7月10日 統合失調症と世界の内的モデル(8月5日号 Cell 掲載予定論文)
AASJホームページ > 2021年 > 7月 > 10日

7月10日 統合失調症と世界の内的モデル(8月5日号 Cell 掲載予定論文)

2021年7月10日
SNSシェア

オキーフさんとモザー夫妻のノーベル賞受賞以来、海馬に形成される外部世界の表象についての研究を紹介してきたが、外界の経験を内部イメージ化する過程は決して場所の記憶に限らない。おそらくほとんどの種類のエピソード記憶は同じ仕組みが使われていると考えられる。

実際、今日紹介しようと思っているロンドン大学からの論文の著者らは、2019年に、バラバラに提示されたイメージのセットから、最終的にそれぞれのセットの元になっている6種類のイメージが並んだ順番を、セットを見ながら推察する課題を学習したあと、同じルールに従う新しいイメージセットから、そのセットの背景にあるイメージの順番を構成し直すという課題が、ネズミの場所記憶での脳活動と同じように振る舞うことを発見した。すなわち、それぞれのイメージに対応する神経細胞の活動を脳磁図計で調べると、新しい経験をした後、ネズミの場所細胞で見られる脳活動と同じように、短い周期のリップル波発生に続いて、、それぞれのイメージに対応する神経ユニットの興奮が、経験した順番に順番に再生(replay)される。さらに、推察結果が正しいとわかると、今度は逆順に神経興奮が再生して、内部記憶を書き直すことがわかった。

単純化して解説すると、内部イメージの表象と、現実の経験とを常に参照しながら新しい内部イメージを作っていく脳過程を人間で調べることができるようになった。これを受けて、今日紹介する論文では同じ課題と脳磁図記録を、統合失調症の患者さんで調べる実験を行って、統合失調症の脳機能に切り込めないかチャレンジした研究で、8月5日号のCellに掲載予定だ。タイトルは「Impaired neural replay of inferred relationships in schizophrenia(関係についての推論を再生する過程が統合失調症では障害されている)」だ。

この研究にはもう一つの伏線がある。すなわち、マウスの遺伝的な統合失調症モデルでは、モザーさんたちが定義した場所細胞の記憶形成が障害されるが、このとき新しく海馬の場所細胞で起こった活動経験を、休んでいる時に再生するという過程が特に障害されていることが報告されていた。

だとすると、実際の統合失調患者さんでイメージの順番を推論する課題と、脳磁図計測を組み合わせれば、人間でも解析が可能になる。それを行なったのがこの研究で、結果をまとめると次のようになる。
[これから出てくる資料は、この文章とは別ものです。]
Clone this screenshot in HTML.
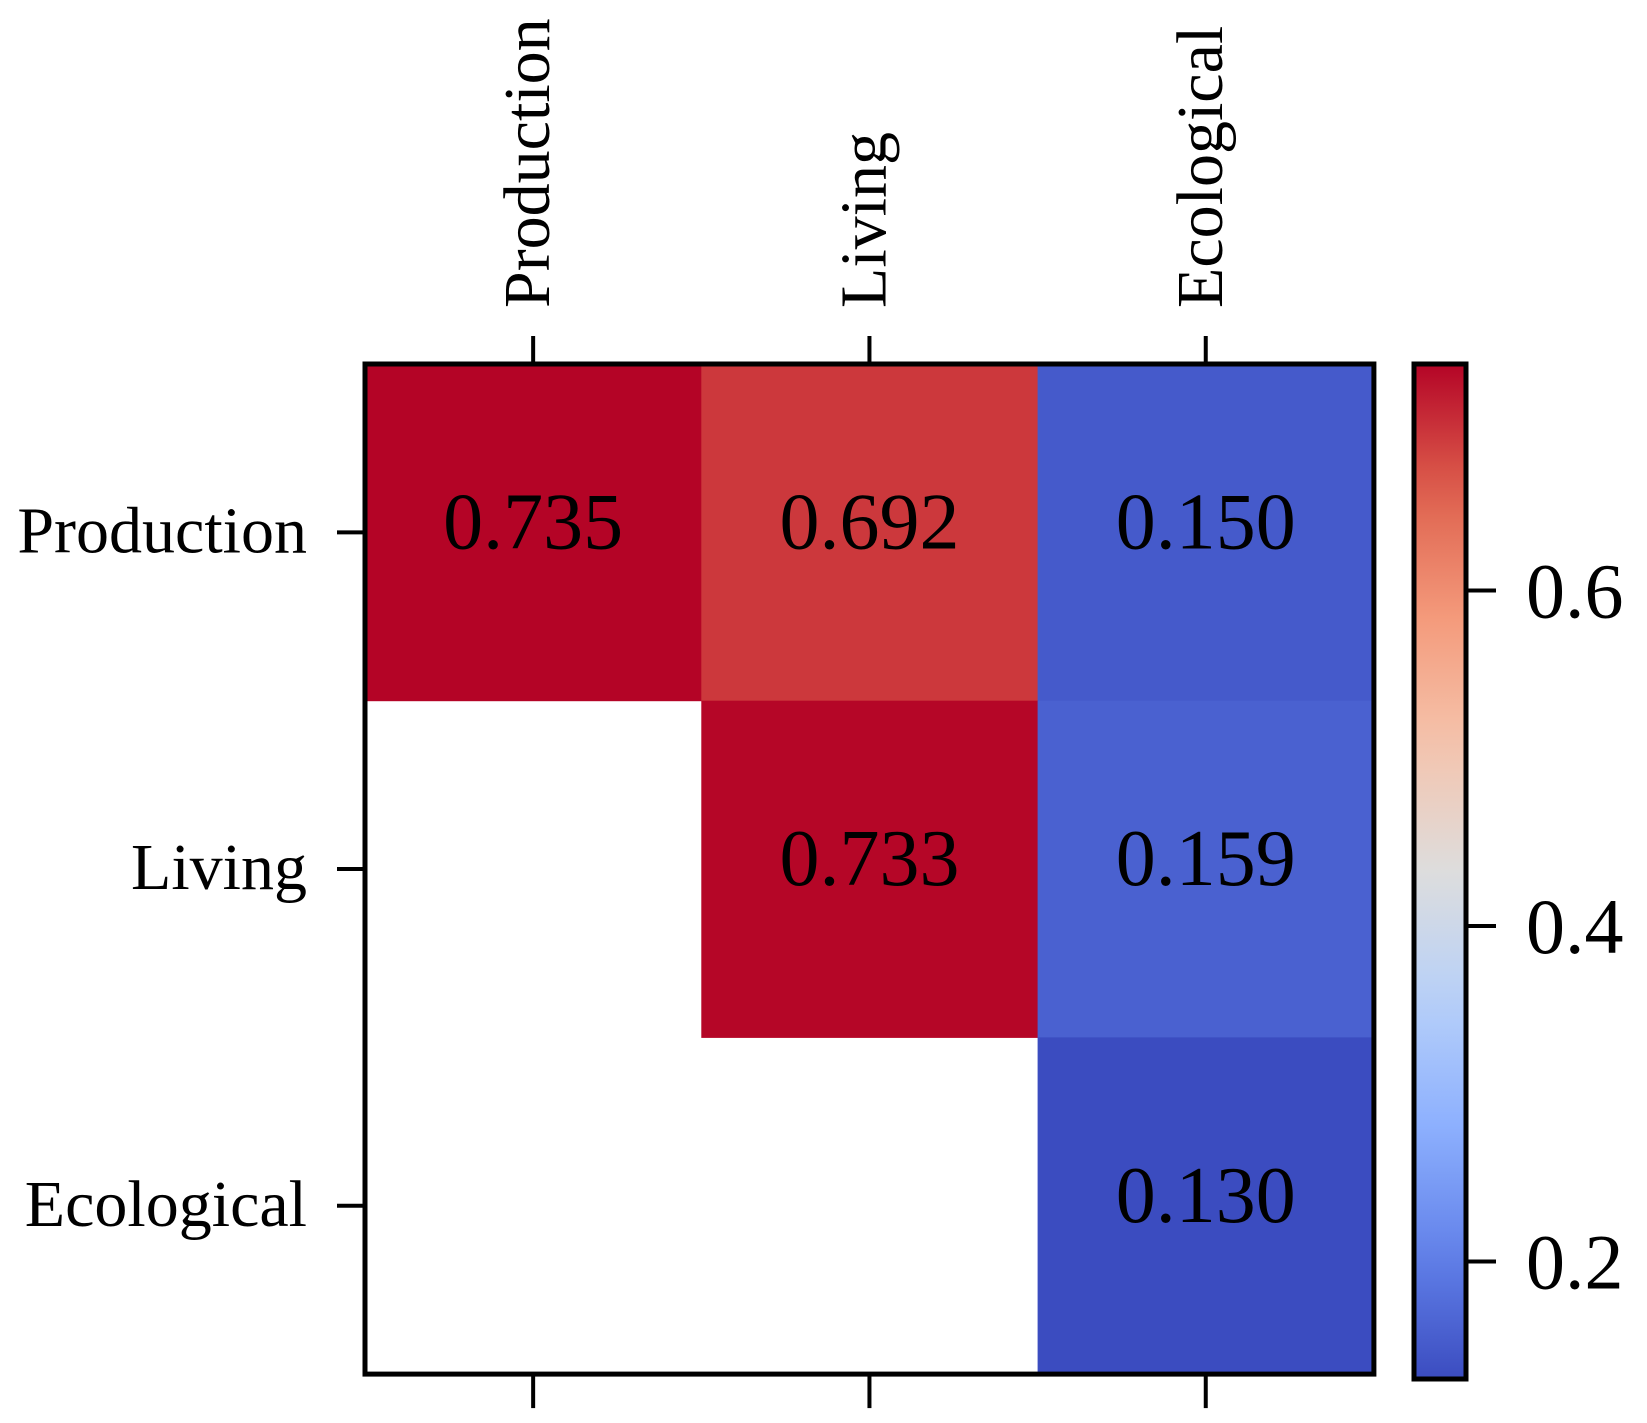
<!DOCTYPE html>
<html><head><meta charset="utf-8"><style>
html,body{margin:0;padding:0;background:#fff;}
svg{display:block;font-family:"Liberation Serif",serif;}
</style></head><body>
<svg id="chart" width="1647" height="1423" viewBox="0 0 1647 1423">
<defs><linearGradient id="cg" x1="0" y1="1" x2="0" y2="0"></linearGradient></defs>
<g id="cells"></g>
<g id="axes"></g>
<g id="cbar"></g>
</svg>
<script>
const categories = ["Production", "Living", "Ecological"];
const rowProduction = [0.735, 0.692, 0.150];
const rowLiving = [null, 0.733, 0.159];
const rowEcological = [null, null, 0.130];
const colorbarTicks = [0.2, 0.4, 0.6];
const colorbarTickLabels = ["0.2", "0.4", "0.6"];
const vmin = 0.13, vmax = 0.735;

const rows = [rowProduction, rowLiving, rowEcological];
const NS = "http://www.w3.org/2000/svg";
const X0 = 365, Y0 = 364, CW = 336.3, CH = 336.7;
const xPos = i => X0 + i * CW;
const yPos = j => Y0 + j * CH;
const CBX = 1414, CBW = 52, CBT = 364, CBB = 1379;
const cbY = v => CBB - (v - vmin) / (vmax - vmin) * (CBB - CBT);

const cw = [[0,59,76,192],[0.125,98,130,234],[0.25,141,176,254],[0.375,184,208,249],[0.5,221,221,221],[0.625,245,196,173],[0.75,244,154,123],[0.875,222,96,77],[1,180,4,38]];
function coolwarm(t){t=Math.max(0,Math.min(1,t));for(let i=1;i<cw.length;i++){if(t<=cw[i][0]){const a=cw[i-1],b=cw[i],f=(t-a[0])/(b[0]-a[0]);return `rgb(${Math.round(a[1]+f*(b[1]-a[1]))},${Math.round(a[2]+f*(b[2]-a[2]))},${Math.round(a[3]+f*(b[3]-a[3]))})`;}}return "rgb(180,4,38)";}
function mk(tag, attrs, parent){const e=document.createElementNS(NS,tag);for(const k in attrs)e.setAttribute(k,attrs[k]);parent.appendChild(e);return e;}

const cells = document.getElementById("cells");
rows.forEach((r, j) => r.forEach((v, i) => {
  if (v === null) return;
  const rect = mk("rect", {x: xPos(i), y: yPos(j), width: CW + 0.5, height: CH + 0.5, fill: coolwarm((v - vmin) / (vmax - vmin))}, cells);
  
  
  const t = mk("text", {x: xPos(i) + CW / 2, y: yPos(j) + CH / 2 + 16, "text-anchor": "middle", "font-size": 80, fill: "#000"}, cells);
  t.textContent = v.toFixed(3);
  
  
}));

const axes = document.getElementById("axes");
const frame = mk("rect", {x: X0, y: Y0, width: 3 * CW, height: 3 * CH, fill: "none", stroke: "#000", "stroke-width": 5}, axes);


categories.forEach((c, i) => {
  const cx = xPos(i) + CW / 2, cy = yPos(i) + CH / 2;
  mk("line", {x1: cx, y1: Y0, x2: cx, y2: Y0 - 28, stroke: "#000", "stroke-width": 4}, axes);
  mk("line", {x1: cx, y1: Y0 + 3 * CH, x2: cx, y2: Y0 + 3 * CH + 34, stroke: "#000", "stroke-width": 4}, axes);
  mk("line", {x1: X0, y1: cy, x2: X0 - 28, y2: cy, stroke: "#000", "stroke-width": 4}, axes);
  const tl = mk("text", {x: 0, y: 0, transform: `translate(${cx + 16},308) rotate(-90)`, "font-size": 66, fill: "#000"}, axes);
  tl.textContent = c;
  
  
  const ll = mk("text", {x: 307, y: cy + 20, "text-anchor": "end", "font-size": 66, fill: "#000"}, axes);
  ll.textContent = c;
  
  
});

const grad = document.getElementById("cg");
for (let k = 0; k <= 20; k++) mk("stop", {offset: k / 20, "stop-color": coolwarm(k / 20)}, grad);
const cbar = document.getElementById("cbar");
const cb = mk("rect", {x: CBX, y: CBT, width: CBW, height: CBB - CBT, fill: "url(#cg)", stroke: "#000", "stroke-width": 5}, cbar);


colorbarTicks.forEach((v, k) => {
  const y = cbY(v);
  mk("line", {x1: CBX + CBW, y1: y, x2: CBX + CBW + 30, y2: y, stroke: "#000", "stroke-width": 4}, cbar);
  const t = mk("text", {x: 1526, y: y + 27, "font-size": 78, fill: "#000"}, cbar);
  t.textContent = colorbarTickLabels[k];
  
  
});
</script>
</body></html>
  • バラバラに提示されるイメージセットから、元のイメージの順番を推察する課題の達成率は統合失調症で低下している。最終的には、子供でもできる課題なので、順番を言い当てることはできるのだが、正しい推論に至るまでの時間がかかる。
  • マウスの場所細胞の興奮で見られたのと同じで、新しいイメージを経験後、それぞれのイメージに対応する細胞が再興奮する再生が、統合失調症患者さんではほとんど特定できない。
  • ところが、再生の際に海馬で生じる高周期のリップル波の振幅は正常より大きい。明確な過程は解析されていないが、興奮抑制のバランスが壊れているため、再生が起こらない。
  • 新しく経験したイメージは、それまでのイメージと対応した連関地図が脳内で形成される(すなわちAを見るとAとともにA’に対する領域も興奮する)。この連関地図が統合失調症では混乱している。

これらの結果を自分なりに考えてみると、統合失調症の人が経験を積み重ねて内部イメージを不断にアップデートしていくことが難しいことがわかるが、ではなぜそうなのかについては、高周期のリップル波の振幅が大きいだけでは、結局メカニズムはわからない。ひょっとしたら、統合失調症の人ではアップデートを拒否する内部イメージがすでに出来上がっているのかもしれないなどと考えてしまう。

こんな空想が広がるが、いずれにせよこの結果や、マウスとの共通性を勘案すると、統合失調症の患者さんは、方向音痴で場所記憶が苦手という話になるが、実際のところはどうなんだろう。